6. Click **Save** or **Apply**.
### Loki Logs & Analysis
Loki allows you to query logs using **LogQL**. The stack is configured to automatically label logs with metadata like `service_name` and `deployment_environment`.
#### Key Queries
| Panel Name | Visualization | Query (LogQL) | Description |
| :--- | :--- | :--- | :--- |
| **Application Logs** | Logs | `{service_name="fastapi-service"}` | Live stream of all logs from the FastAPI app. |
| **Error Log Stream** | Logs | `{service_name="fastapi-service"} \|= "error"` | Filtered stream showing only lines containing "error" (case-insensitive). |
| **Log Volume** | Time series | `count_over_time({service_name="fastapi-service"}[$__interval])` | Bar chart showing the number of log lines produced per interval. |
| **Severity Distribution** | Pie chart | `sum by (level) (count_over_time({service_name="fastapi-service"}[$__range]))` | Breakdown of log levels (INFO, ERROR, WARN) for the selected time range. |
| **Error Frequency** | Time series | `count_over_time({service_name="fastapi-service"} \|= "error" [$__interval])` | Specifically tracks the rate of error-level logs. |
#### How to Add a Log Panel
1. Click **+ Add** -> **Visualization**.
2. Select **Loki** as the data source.
3. Paste one of the **Queries** above.
4. Select the matching **Visualization** type from the right sidebar.

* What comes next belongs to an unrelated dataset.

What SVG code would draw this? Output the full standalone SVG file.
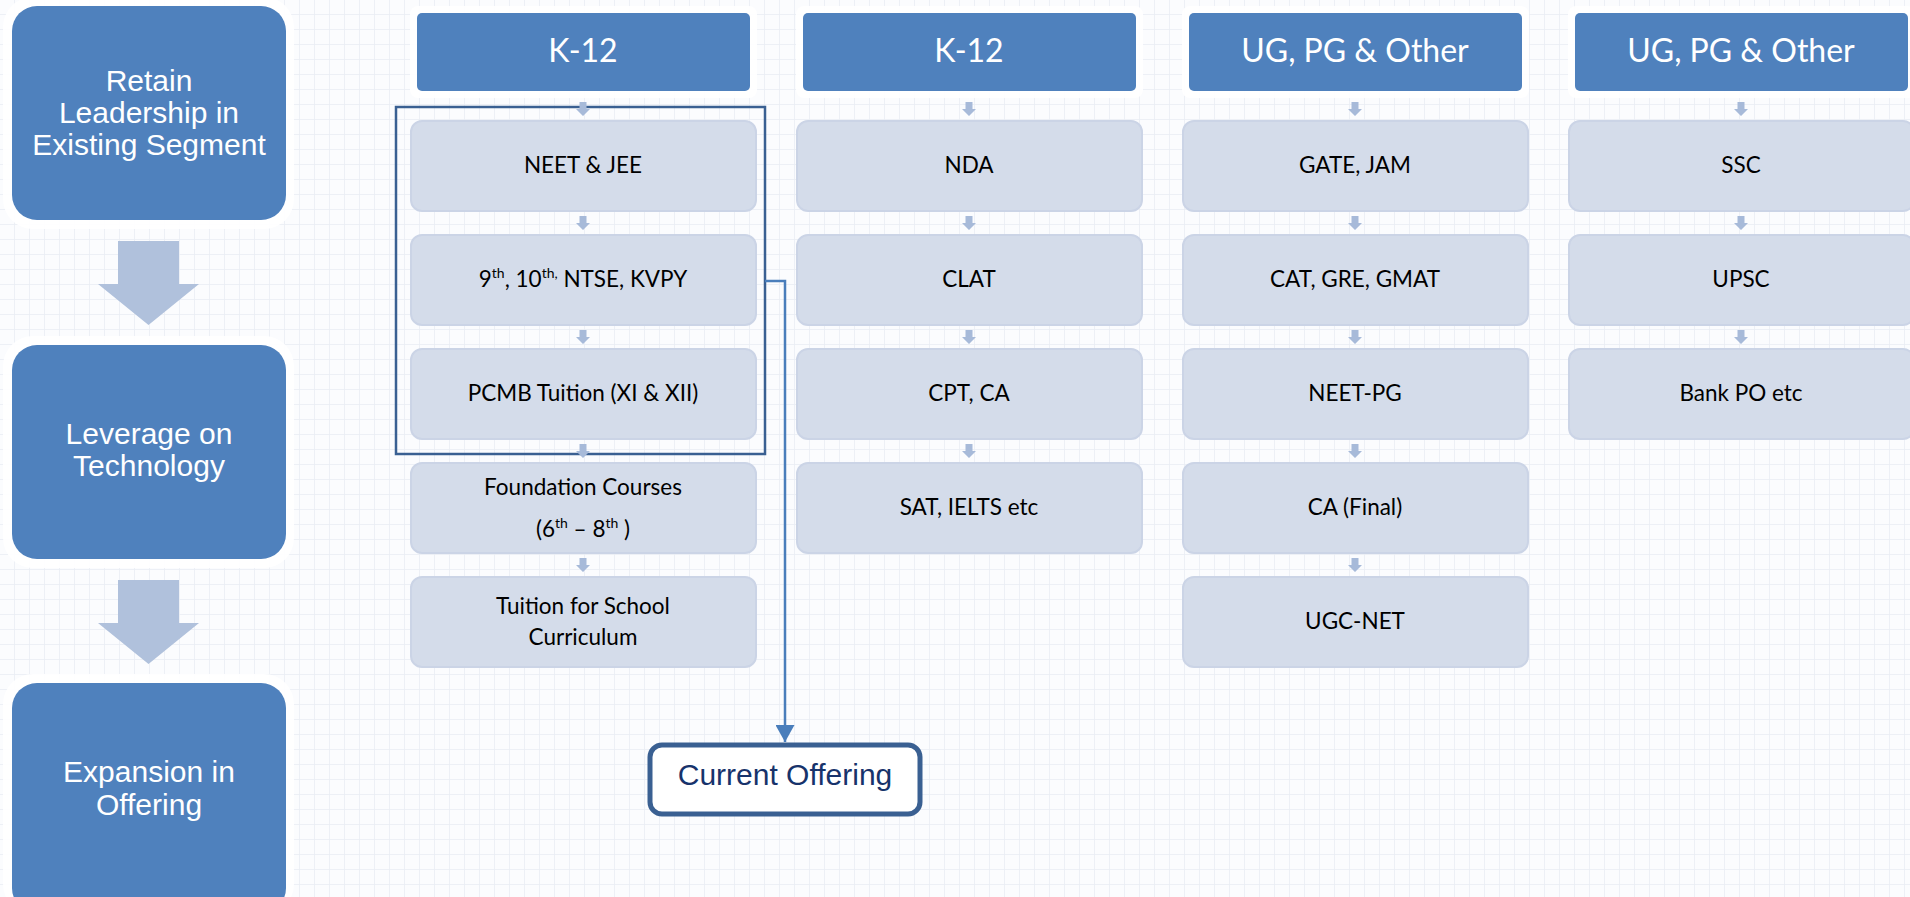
<svg xmlns="http://www.w3.org/2000/svg" width="1910" height="897" viewBox="0 0 1910 897">
<defs>
<pattern id="grid" width="15" height="15" patternUnits="userSpaceOnUse">
<path d="M15 0 V15 M0 15 H15" fill="none" stroke="#e9edf4" stroke-width="1.5"/>
</pattern>
<path id="sa" d="M-3.5 0 H3.5 V7 H7 L0 14 L-7 7 H-3.5 Z" fill="#a7bad9"/>
<path id="ba" d="M-30 0 H31 V43 H51 L0.5 84 L-50 43 H-30 Z" fill="#b0c1dc"/>
<marker id="ah" viewBox="0 0 17 19" refX="17" refY="9.5" markerWidth="17" markerHeight="19" markerUnits="userSpaceOnUse" orient="auto">
<path d="M0 0 L17 9.5 L0 19 Z" fill="#4a7ebb"/>
</marker>
</defs>
<style>
.halo{fill:#ffffff;opacity:0.92}
.big{fill:#4f81bd}
.bigt{font-family:"Liberation Sans",Arial,sans-serif;font-size:30px;fill:#ffffff;text-anchor:middle}
.hd{fill:#4f81bd}
.hdt{font-family:Lato,"Open Sans",sans-serif;font-size:32px;fill:#ffffff;text-anchor:middle}
.nd{fill:#d4dcea;stroke:#cbd4e6;stroke-width:2}
.ndt{font-family:Lato,"Open Sans",sans-serif;font-size:22.5px;fill:#000000;text-anchor:middle}
.sup{font-size:14px}
</style>
<rect width="1910" height="897" fill="#fbfcfe"/>
<rect width="1910" height="897" fill="url(#grid)"/>

<g id="left-steps">
<g id="step1">
<rect class="halo" x="3" y="-3" width="291" height="232" rx="30"/>
<rect class="big" x="12" y="6" width="274" height="214" rx="25"/>
<text class="bigt" x="149" y="91">Retain</text>
<text class="bigt" x="149" y="123">Leadership in</text>
<text class="bigt" x="149" y="155">Existing Segment</text>
</g>
<g id="step2">
<rect class="halo" x="3" y="336" width="291" height="232" rx="30"/>
<rect class="big" x="12" y="345" width="274" height="214" rx="25"/>
<text class="bigt" x="149" y="444">Leverage on</text>
<text class="bigt" x="149" y="476">Technology</text>
</g>
<g id="step3">
<rect class="halo" x="3" y="674" width="291" height="240" rx="30"/>
<rect class="big" x="12" y="683" width="274" height="230" rx="25"/>
<text class="bigt" x="149" y="782">Expansion in</text>
<text class="bigt" x="149" y="815">Offering</text>
</g>
<use href="#ba" x="148" y="241"/>
<use href="#ba" x="148" y="580"/>
</g>

<g id="headers">
<g id="h1"><rect class="halo" x="410" y="6" width="347" height="92" rx="8"/><rect class="hd" x="417" y="13" width="333" height="78" rx="5"/><text class="hdt" x="583" y="62">K-12</text></g>
<g id="h2"><rect class="halo" x="796" y="6" width="347" height="92" rx="8"/><rect class="hd" x="803" y="13" width="333" height="78" rx="5"/><text class="hdt" x="969" y="62">K-12</text></g>
<g id="h3"><rect class="halo" x="1182" y="6" width="347" height="92" rx="8"/><rect class="hd" x="1189" y="13" width="333" height="78" rx="5"/><text class="hdt" x="1355" y="62">UG, PG &amp; Other</text></g>
<g id="h4"><rect class="halo" x="1568" y="6" width="347" height="92" rx="8"/><rect class="hd" x="1575" y="13" width="333" height="78" rx="5"/><text class="hdt" x="1741" y="62">UG, PG &amp; Other</text></g>
</g>

<g id="col1">
<g id="n-neet"><rect class="nd" x="411" y="121" width="345" height="90" rx="11"/><text class="ndt" x="583" y="173">NEET &amp; JEE</text></g>
<g id="n-9th"><rect class="nd" x="411" y="235" width="345" height="90" rx="11"/><text class="ndt" x="583" y="287">9<tspan class="sup" dy="-9">th</tspan><tspan dy="9">, 10</tspan><tspan class="sup" dy="-9">th,</tspan><tspan dy="9"> NTSE, KVPY</tspan></text></g>
<g id="n-pcmb"><rect class="nd" x="411" y="349" width="345" height="90" rx="11"/><text class="ndt" x="583" y="401">PCMB Tuition (XI &amp; XII)</text></g>
<g id="n-found"><rect class="nd" x="411" y="463" width="345" height="90" rx="11"/><text class="ndt" x="583" y="495">Foundation Courses</text><text class="ndt" x="583" y="537">(6<tspan class="sup" dy="-9">th</tspan><tspan dy="9"> – 8</tspan><tspan class="sup" dy="-9">th</tspan><tspan dy="9"> )</tspan></text></g>
<g id="n-tuition"><rect class="nd" x="411" y="577" width="345" height="90" rx="11"/><text class="ndt" x="583" y="614">Tuition for School</text><text class="ndt" x="583" y="645">Curriculum</text></g>
</g>

<g id="col2">
<g id="n-nda"><rect class="nd" x="797" y="121" width="345" height="90" rx="11"/><text class="ndt" x="969" y="173">NDA</text></g>
<g id="n-clat"><rect class="nd" x="797" y="235" width="345" height="90" rx="11"/><text class="ndt" x="969" y="287">CLAT</text></g>
<g id="n-cpt"><rect class="nd" x="797" y="349" width="345" height="90" rx="11"/><text class="ndt" x="969" y="401">CPT, CA</text></g>
<g id="n-sat"><rect class="nd" x="797" y="463" width="345" height="90" rx="11"/><text class="ndt" x="969" y="515">SAT, IELTS etc</text></g>
</g>

<g id="col3">
<g id="n-gate"><rect class="nd" x="1183" y="121" width="345" height="90" rx="11"/><text class="ndt" x="1355" y="173">GATE, JAM</text></g>
<g id="n-cat"><rect class="nd" x="1183" y="235" width="345" height="90" rx="11"/><text class="ndt" x="1355" y="287">CAT, GRE, GMAT</text></g>
<g id="n-neetpg"><rect class="nd" x="1183" y="349" width="345" height="90" rx="11"/><text class="ndt" x="1355" y="401">NEET-PG</text></g>
<g id="n-cafinal"><rect class="nd" x="1183" y="463" width="345" height="90" rx="11"/><text class="ndt" x="1355" y="515">CA (Final)</text></g>
<g id="n-ugc"><rect class="nd" x="1183" y="577" width="345" height="90" rx="11"/><text class="ndt" x="1355" y="629">UGC-NET</text></g>
</g>

<g id="col4">
<g id="n-ssc"><rect class="nd" x="1569" y="121" width="345" height="90" rx="11"/><text class="ndt" x="1741" y="173">SSC</text></g>
<g id="n-upsc"><rect class="nd" x="1569" y="235" width="345" height="90" rx="11"/><text class="ndt" x="1741" y="287">UPSC</text></g>
<g id="n-bank"><rect class="nd" x="1569" y="349" width="345" height="90" rx="11"/><text class="ndt" x="1741" y="401">Bank PO etc</text></g>
</g>

<g id="current-offering">
<rect x="396" y="107" width="369" height="347" fill="none" stroke="#3a6092" stroke-width="2.5"/>
<rect x="650" y="745" width="270" height="69" rx="12" fill="#ffffff" stroke="#3a6092" stroke-width="5"/>
<text x="785" y="785" font-family="'Liberation Sans',Arial,sans-serif" font-size="30" fill="#17336b" text-anchor="middle">Current Offering</text>
</g>

<g id="connectors">
<use href="#sa" x="583" y="102"/><use href="#sa" x="583" y="216"/><use href="#sa" x="583" y="330"/><use href="#sa" x="583" y="444"/><use href="#sa" x="583" y="558"/>
<use href="#sa" x="969" y="102"/><use href="#sa" x="969" y="216"/><use href="#sa" x="969" y="330"/><use href="#sa" x="969" y="444"/>
<use href="#sa" x="1355" y="102"/><use href="#sa" x="1355" y="216"/><use href="#sa" x="1355" y="330"/><use href="#sa" x="1355" y="444"/><use href="#sa" x="1355" y="558"/>
<use href="#sa" x="1741" y="102"/><use href="#sa" x="1741" y="216"/><use href="#sa" x="1741" y="330"/>
<path d="M765 281 H785 V742" fill="none" stroke="#4a7ebb" stroke-width="2.5" marker-end="url(#ah)"/>
</g>
</svg>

#### Trace Correlation (Loki -> Tempo)
When viewing logs in the **Explore** tab or a **Logs** panel:
1. Click on a log line to expand it.
2. Look for the `trace_id` field.
3. Click the **Tempo** button next to the ID to instantly see the full distributed trace for that specific log entry.
### Advanced Observability Patterns
Beyond basic metrics, you can leverage the full power of the LGTM stack with these advanced patterns:
| Pattern / Metric | Visualization | Query | Description |
| :--- | :--- | :--- | :--- |
| **RED: Rate** | Time series | `sum(rate(http_requests_total[$__rate_interval]))` | Request rate per second. |
| **RED: Errors** | Time series | `sum(rate(http_errors_total[$__rate_interval]))` | Error rate per second. |
| **RED: Duration** | Time series | `histogram_quantile(0.9, sum(rate(http_request_duration_seconds_bucket[$__rate_interval])) by (le))` | 90th percentile response time. |
| **Latency Heatmap** | Heatmap | `sum(rate(http_request_duration_seconds_bucket[$__rate_interval])) by (le)` | Visual distribution of latency buckets. |
| **Log Severity** | Time series / Bar gauge | `sum by (level) (count_over_time({service_name="fastapi-service"} [$__range]))` | Monitor log health by severity over time. |
| **Apdex Score** | Stat | `(sum(rate(http_request_duration_seconds_bucket{le="0.5"}[$__range])) + sum(rate(http_request_duration_seconds_bucket{le="1.0"}[$__range])) / 2) / sum(rate(http_request_duration_seconds_count[$__range]))` | Single score (0-1) for user satisfaction. |
| **Resource Grouping** | Time series | `sum(rate(http_requests_total[$__rate_interval])) by (service_version, deployment_environment)` | Compare performance across versions/environments. |
> [!TIP]
> Update the `fastapi-service` service name to your application name.
> - **Dynamic Time Ranges**: Instead of hardcoding `[5m]`, use Grafana global variables:
> - **`[$__range]`**: Adjusts to the exact time period selected in the dashboard picker (e.g., Last 1 hour). Use this for total counts (with `increase()`) or "Stat" panels.
> - **`[$__rate_interval]`**: Automatically calculates the best interval for `rate()` based on the graph's time range and resolution. Use this for Time series graphs.
## Debugging Tips
- **Unhealthy Ring**: If Mimir/Loki report ring issues, ensure `replication_factor` is set to `1` in the YAML configs for single-node setups.
- **Log Ingestion**: Check the OTel Collector logs (`docker logs otel-collector`) to see if data is being received and exported correctly.
- **S3 Connectivity**: Ensure the S3 endpoint is reachable from *within* the Docker containers. On MacOS, `host.docker.internal` is used to reach the host's port 9000.